**REQUEST:**
Write out the material exactly, without any of its pictures.
— BEGIN SUPPLIED MATERIAL —
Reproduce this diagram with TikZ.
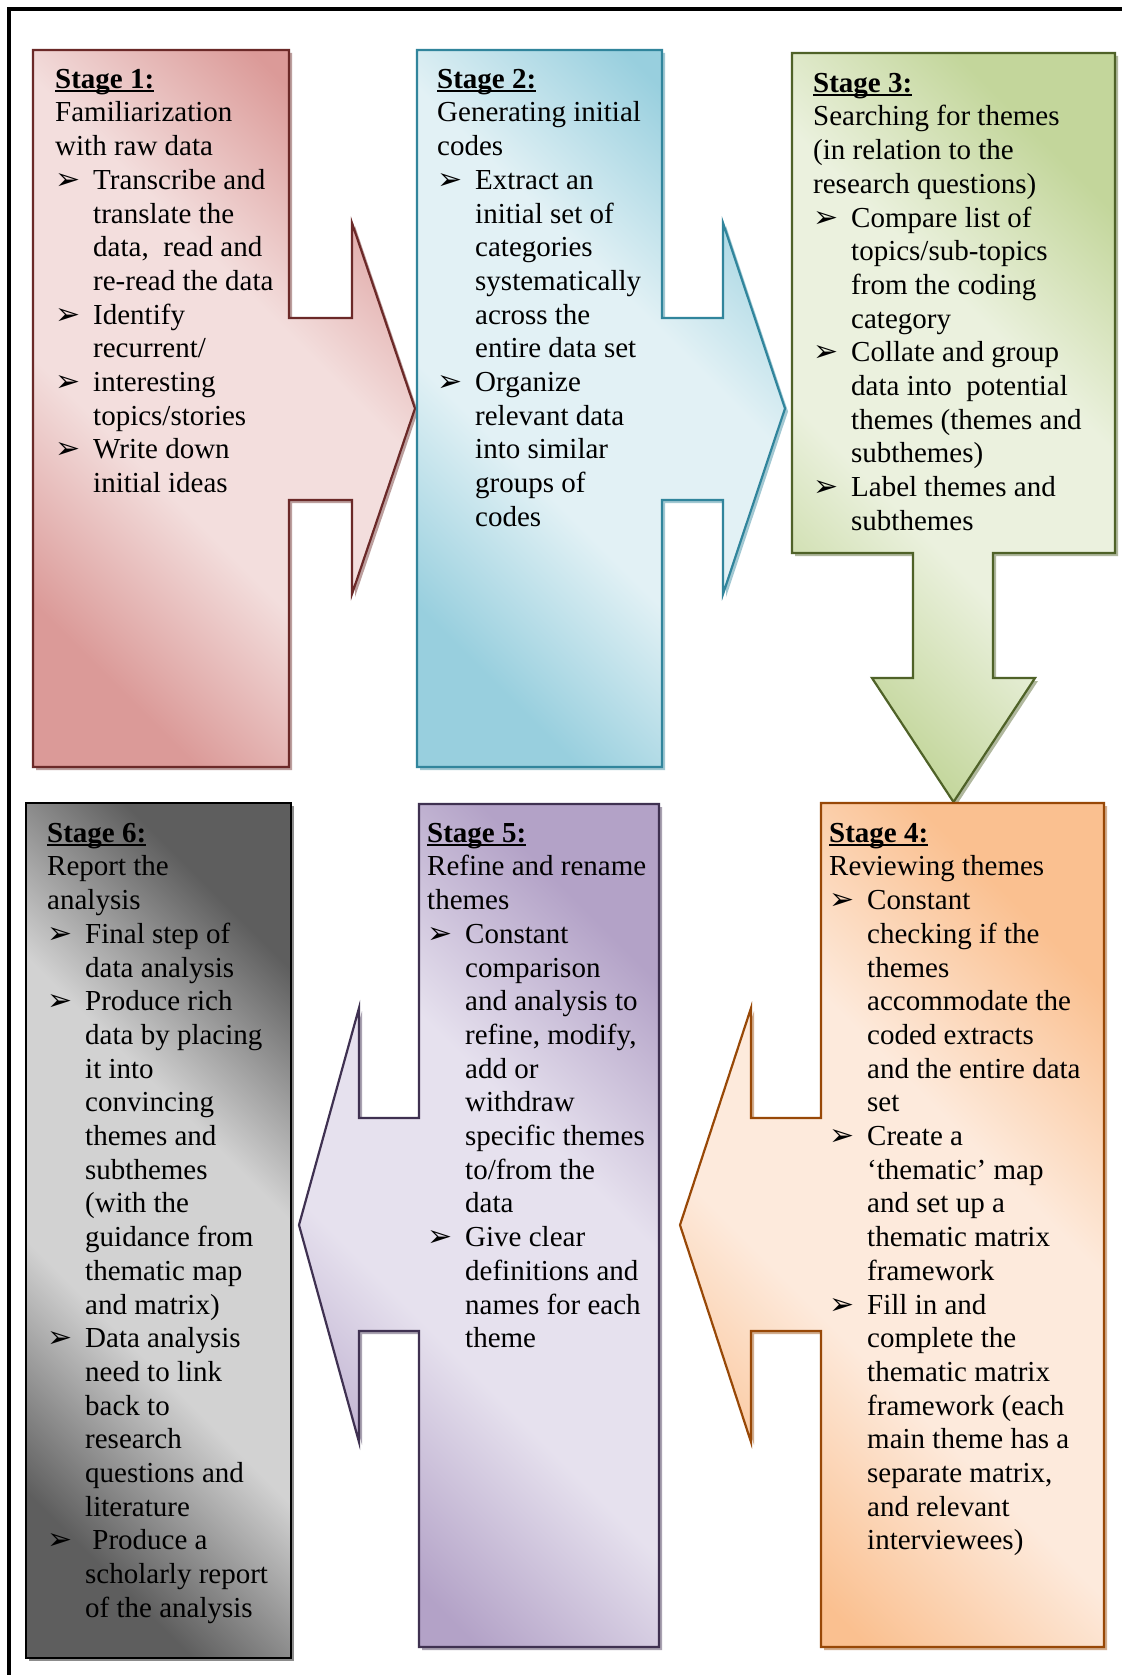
\documentclass[tikz,border=0pt]{standalone}
\usepackage{fontspec}
\setmainfont{Liberation Serif}
\newfontfamily\bulletfont{DejaVu Sans}

% stage colours: border, dark end of the fill, light middle of the fill
\definecolor{redline}{HTML}{6B2928}
\definecolor{reddark}{HTML}{DB9A98}
\definecolor{redlight}{HTML}{F3DEDD}
\definecolor{blueline}{HTML}{31859C}
\definecolor{bluedark}{HTML}{98CFDE}
\definecolor{bluelight}{HTML}{E2F1F5}
\definecolor{greenline}{HTML}{4F6228}
\definecolor{greendark}{HTML}{C3D69B}
\definecolor{greenlight}{HTML}{EBF1DE}
\definecolor{orangeline}{HTML}{984807}
\definecolor{orangedark}{HTML}{FAC090}
\definecolor{orangelight}{HTML}{FDEADC}
\definecolor{purpleline}{HTML}{3F3151}
\definecolor{purpledark}{HTML}{B3A2C7}
\definecolor{purplelight}{HTML}{E6E1EE}
\definecolor{greyline}{HTML}{000000}
\definecolor{greydark}{HTML}{5E5E5E}
\definecolor{greylight}{HTML}{D2D2D2}

% dark - light - dark fill, light band kept a little wider
\newcommand\declarefade[3]{%
  \pgfdeclareverticalshading{#1}{100bp}{color(0bp)=(#2); color(25bp)=(#2);
    color(41bp)=(#3); color(59bp)=(#3); color(75bp)=(#2); color(100bp)=(#2)}}
\declarefade{redfade}{reddark}{redlight}
\declarefade{bluefade}{bluedark}{bluelight}
\declarefade{greenfade}{greendark}{greenlight}
\declarefade{orangefade}{orangedark}{orangelight}
\declarefade{purplefade}{purpledark}{purplelight}
\declarefade{greyfade}{greydark}{greylight}

% list markers and indentation
\newcommand\sbul{\makebox[38pt][l]{\raisebox{0pt}{\bulletfont\fontsize{30}{30}\selectfont ➢}}}
\newcommand\sind{\hspace*{38pt}}
\newcommand\firststrut{\rule{0pt}{24pt}}
\newlength\stageheadwd
\newcommand\stagehead[1]{\firststrut\settowidth{\stageheadwd}{\bfseries #1}\rlap{\rule[-3.5pt]{\stageheadwd}{1.8pt}}{\bfseries #1}}

% one stage shape: offset shadow, then shaded outline
% #1 border, #2 shading, #3 path
\newcommand\stageshape[3]{%
  \fill[#1!45!white, shift={(3,3)}] #3;
  \shadedraw[draw=#1, line width=2.2pt, line join=miter,
    shading=#2, shading angle=-45] #3;
}

\tikzset{
  stagetext/.style={anchor=north west, inner sep=0pt, align=left,
    font=\fontsize{29}{33.7}\selectfont},
}

\begin{document}
\begin{tikzpicture}[x=1pt, y=-1pt]
\fill[white] (0,0) rectangle (1122,1675);
\useasboundingbox (0,0) rectangle (1122,1675);

% outer frame
\draw[line width=3.5pt] (9,1675) -- (9,9) -- (1122,9);

% Stage 1: box with arrow to the right
\stageshape{redline}{redfade}{(33,50) -- (289,50) -- (289,318) -- (352,318) -- (352,223) -- (415,408.5) -- (352,594) -- (352,500) -- (289,500) -- (289,767) -- (33,767) -- cycle}

% Stage 2: box with arrow to the right
\stageshape{blueline}{bluefade}{(417,50) -- (662,50) -- (662,318) -- (723,318) -- (723,223) -- (785,408.5) -- (723,594) -- (723,500) -- (662,500) -- (662,767) -- (417,767) -- cycle}

% Stage 3: box with arrow downwards
\stageshape{greenline}{greenfade}{(792,53) -- (1115,53) -- (1115,553) -- (993,553) -- (993,678) -- (1035,678) -- (953.5,802) -- (872,678) -- (913,678) -- (913,553) -- (792,553) -- cycle}

% Stage 4: box with arrow to the left
\stageshape{orangeline}{orangefade}{(821,803) -- (1104,803) -- (1104,1647) -- (821,1647) -- (821,1331) -- (751,1331) -- (751,1442) -- (680,1225) -- (751,1008) -- (751,1118) -- (821,1118) -- cycle}

% Stage 5: box with arrow to the left
\stageshape{purpleline}{purplefade}{(419,804) -- (659,804) -- (659,1647) -- (419,1647) -- (419,1331) -- (359,1331) -- (359,1442) -- (299,1225) -- (359,1008) -- (359,1118) -- (419,1118) -- cycle}

% Stage 6: plain box
\stageshape{greyline}{greyfade}{(26,803) -- (291,803) -- (291,1658) -- (26,1658) -- cycle}

% texts
\node[stagetext] (s1) at (55,64) {\stagehead{Stage 1:}\\
Familiarization\\
with raw data\\
\sbul Transcribe and\\
\sind translate the\\
\sind data,\ \ read and\\
\sind re-read the data\\
\sbul Identify\\
\sind recurrent/\\
\sbul interesting\\
\sind topics/stories\\
\sbul Write down\\
\sind initial ideas};

\node[stagetext] (s2) at (437,64) {\stagehead{Stage 2:}\\
Generating initial\\
codes\\
\sbul Extract an\\
\sind initial set of\\
\sind categories\\
\sind systematically\\
\sind across the\\
\sind entire data set\\
\sbul Organize\\
\sind relevant data\\
\sind into similar\\
\sind groups of\\
\sind codes};

\node[stagetext] (s3) at (813,68) {\stagehead{Stage 3:}\\
Searching for themes\\
(in relation to the\\
research questions)\\
\sbul Compare list of\\
\sind topics/sub-topics\\
\sind from the coding\\
\sind category\\
\sbul Collate and group\\
\sind data into\ \ potential\\
\sind themes (themes and\\
\sind subthemes)\\
\sbul Label themes and\\
\sind subthemes};

\node[stagetext] (s4) at (829,818) {\stagehead{Stage 4:}\\
Reviewing themes\\
\sbul Constant\\
\sind checking if the\\
\sind themes\\
\sind accommodate the\\
\sind coded extracts\\
\sind and the entire data\\
\sind set\\
\sbul Create a\\
\sind ‘thematic’ map\\
\sind and set up a\\
\sind thematic matrix\\
\sind framework\\
\sbul Fill in and\\
\sind complete the\\
\sind thematic matrix\\
\sind framework (each\\
\sind main theme has a\\
\sind separate matrix,\\
\sind and relevant\\
\sind interviewees)};

\node[stagetext] (s5) at (427,818) {\stagehead{Stage 5:}\\
Refine and rename\\
themes\\
\sbul Constant\\
\sind comparison\\
\sind and analysis to\\
\sind refine, modify,\\
\sind add or\\
\sind withdraw\\
\sind specific themes\\
\sind to/from the\\
\sind data\\
\sbul Give clear\\
\sind definitions and\\
\sind names for each\\
\sind theme};

\node[stagetext] (s6) at (47,818) {\stagehead{Stage 6:}\\
Report the\\
analysis\\
\sbul Final step of\\
\sind data analysis\\
\sbul Produce rich\\
\sind data by placing\\
\sind it into\\
\sind convincing\\
\sind themes and\\
\sind subthemes\\
\sind (with the\\
\sind guidance from\\
\sind thematic map\\
\sind and matrix)\\
\sbul Data analysis\\
\sind need to link\\
\sind back to\\
\sind research\\
\sind questions and\\
\sind literature\\
\sbul \ Produce a\\
\sind scholarly report\\
\sind of the analysis};
\end{tikzpicture}
\end{document}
— END SUPPLIED MATERIAL —
**PROBLEM SOLUTION:**
Reproduce this diagram with TikZ.
\documentclass[tikz,border=0pt]{standalone}
\usepackage{fontspec}
\setmainfont{Liberation Serif}
\newfontfamily\bulletfont{DejaVu Sans}

% stage colours: border, dark end of the fill, light middle of the fill
\definecolor{redline}{HTML}{6B2928}
\definecolor{reddark}{HTML}{DB9A98}
\definecolor{redlight}{HTML}{F3DEDD}
\definecolor{blueline}{HTML}{31859C}
\definecolor{bluedark}{HTML}{98CFDE}
\definecolor{bluelight}{HTML}{E2F1F5}
\definecolor{greenline}{HTML}{4F6228}
\definecolor{greendark}{HTML}{C3D69B}
\definecolor{greenlight}{HTML}{EBF1DE}
\definecolor{orangeline}{HTML}{984807}
\definecolor{orangedark}{HTML}{FAC090}
\definecolor{orangelight}{HTML}{FDEADC}
\definecolor{purpleline}{HTML}{3F3151}
\definecolor{purpledark}{HTML}{B3A2C7}
\definecolor{purplelight}{HTML}{E6E1EE}
\definecolor{greyline}{HTML}{000000}
\definecolor{greydark}{HTML}{5E5E5E}
\definecolor{greylight}{HTML}{D2D2D2}

% dark - light - dark fill, light band kept a little wider
\newcommand\declarefade[3]{%
  \pgfdeclareverticalshading{#1}{100bp}{color(0bp)=(#2); color(25bp)=(#2);
    color(41bp)=(#3); color(59bp)=(#3); color(75bp)=(#2); color(100bp)=(#2)}}
\declarefade{redfade}{reddark}{redlight}
\declarefade{bluefade}{bluedark}{bluelight}
\declarefade{greenfade}{greendark}{greenlight}
\declarefade{orangefade}{orangedark}{orangelight}
\declarefade{purplefade}{purpledark}{purplelight}
\declarefade{greyfade}{greydark}{greylight}

% list markers and indentation
\newcommand\sbul{\makebox[38pt][l]{\raisebox{0pt}{\bulletfont\fontsize{30}{30}\selectfont ➢}}}
\newcommand\sind{\hspace*{38pt}}
\newcommand\firststrut{\rule{0pt}{24pt}}
\newlength\stageheadwd
\newcommand\stagehead[1]{\firststrut\settowidth{\stageheadwd}{\bfseries #1}\rlap{\rule[-3.5pt]{\stageheadwd}{1.8pt}}{\bfseries #1}}

% one stage shape: offset shadow, then shaded outline
% #1 border, #2 shading, #3 path
\newcommand\stageshape[3]{%
  \fill[#1!45!white, shift={(3,3)}] #3;
  \shadedraw[draw=#1, line width=2.2pt, line join=miter,
    shading=#2, shading angle=-45] #3;
}

\tikzset{
  stagetext/.style={anchor=north west, inner sep=0pt, align=left,
    font=\fontsize{29}{33.7}\selectfont},
}

\begin{document}
\begin{tikzpicture}[x=1pt, y=-1pt]
\fill[white] (0,0) rectangle (1122,1675);
\useasboundingbox (0,0) rectangle (1122,1675);

% outer frame
\draw[line width=3.5pt] (9,1675) -- (9,9) -- (1122,9);

% Stage 1: box with arrow to the right
\stageshape{redline}{redfade}{(33,50) -- (289,50) -- (289,318) -- (352,318) -- (352,223) -- (415,408.5) -- (352,594) -- (352,500) -- (289,500) -- (289,767) -- (33,767) -- cycle}

% Stage 2: box with arrow to the right
\stageshape{blueline}{bluefade}{(417,50) -- (662,50) -- (662,318) -- (723,318) -- (723,223) -- (785,408.5) -- (723,594) -- (723,500) -- (662,500) -- (662,767) -- (417,767) -- cycle}

% Stage 3: box with arrow downwards
\stageshape{greenline}{greenfade}{(792,53) -- (1115,53) -- (1115,553) -- (993,553) -- (993,678) -- (1035,678) -- (953.5,802) -- (872,678) -- (913,678) -- (913,553) -- (792,553) -- cycle}

% Stage 4: box with arrow to the left
\stageshape{orangeline}{orangefade}{(821,803) -- (1104,803) -- (1104,1647) -- (821,1647) -- (821,1331) -- (751,1331) -- (751,1442) -- (680,1225) -- (751,1008) -- (751,1118) -- (821,1118) -- cycle}

% Stage 5: box with arrow to the left
\stageshape{purpleline}{purplefade}{(419,804) -- (659,804) -- (659,1647) -- (419,1647) -- (419,1331) -- (359,1331) -- (359,1442) -- (299,1225) -- (359,1008) -- (359,1118) -- (419,1118) -- cycle}

% Stage 6: plain box
\stageshape{greyline}{greyfade}{(26,803) -- (291,803) -- (291,1658) -- (26,1658) -- cycle}

% texts
\node[stagetext] (s1) at (55,64) {\stagehead{Stage 1:}\\
Familiarization\\
with raw data\\
\sbul Transcribe and\\
\sind translate the\\
\sind data,\ \ read and\\
\sind re-read the data\\
\sbul Identify\\
\sind recurrent/\\
\sbul interesting\\
\sind topics/stories\\
\sbul Write down\\
\sind initial ideas};

\node[stagetext] (s2) at (437,64) {\stagehead{Stage 2:}\\
Generating initial\\
codes\\
\sbul Extract an\\
\sind initial set of\\
\sind categories\\
\sind systematically\\
\sind across the\\
\sind entire data set\\
\sbul Organize\\
\sind relevant data\\
\sind into similar\\
\sind groups of\\
\sind codes};

\node[stagetext] (s3) at (813,68) {\stagehead{Stage 3:}\\
Searching for themes\\
(in relation to the\\
research questions)\\
\sbul Compare list of\\
\sind topics/sub-topics\\
\sind from the coding\\
\sind category\\
\sbul Collate and group\\
\sind data into\ \ potential\\
\sind themes (themes and\\
\sind subthemes)\\
\sbul Label themes and\\
\sind subthemes};

\node[stagetext] (s4) at (829,818) {\stagehead{Stage 4:}\\
Reviewing themes\\
\sbul Constant\\
\sind checking if the\\
\sind themes\\
\sind accommodate the\\
\sind coded extracts\\
\sind and the entire data\\
\sind set\\
\sbul Create a\\
\sind ‘thematic’ map\\
\sind and set up a\\
\sind thematic matrix\\
\sind framework\\
\sbul Fill in and\\
\sind complete the\\
\sind thematic matrix\\
\sind framework (each\\
\sind main theme has a\\
\sind separate matrix,\\
\sind and relevant\\
\sind interviewees)};

\node[stagetext] (s5) at (427,818) {\stagehead{Stage 5:}\\
Refine and rename\\
themes\\
\sbul Constant\\
\sind comparison\\
\sind and analysis to\\
\sind refine, modify,\\
\sind add or\\
\sind withdraw\\
\sind specific themes\\
\sind to/from the\\
\sind data\\
\sbul Give clear\\
\sind definitions and\\
\sind names for each\\
\sind theme};

\node[stagetext] (s6) at (47,818) {\stagehead{Stage 6:}\\
Report the\\
analysis\\
\sbul Final step of\\
\sind data analysis\\
\sbul Produce rich\\
\sind data by placing\\
\sind it into\\
\sind convincing\\
\sind themes and\\
\sind subthemes\\
\sind (with the\\
\sind guidance from\\
\sind thematic map\\
\sind and matrix)\\
\sbul Data analysis\\
\sind need to link\\
\sind back to\\
\sind research\\
\sind questions and\\
\sind literature\\
\sbul \ Produce a\\
\sind scholarly report\\
\sind of the analysis};
\end{tikzpicture}
\end{document}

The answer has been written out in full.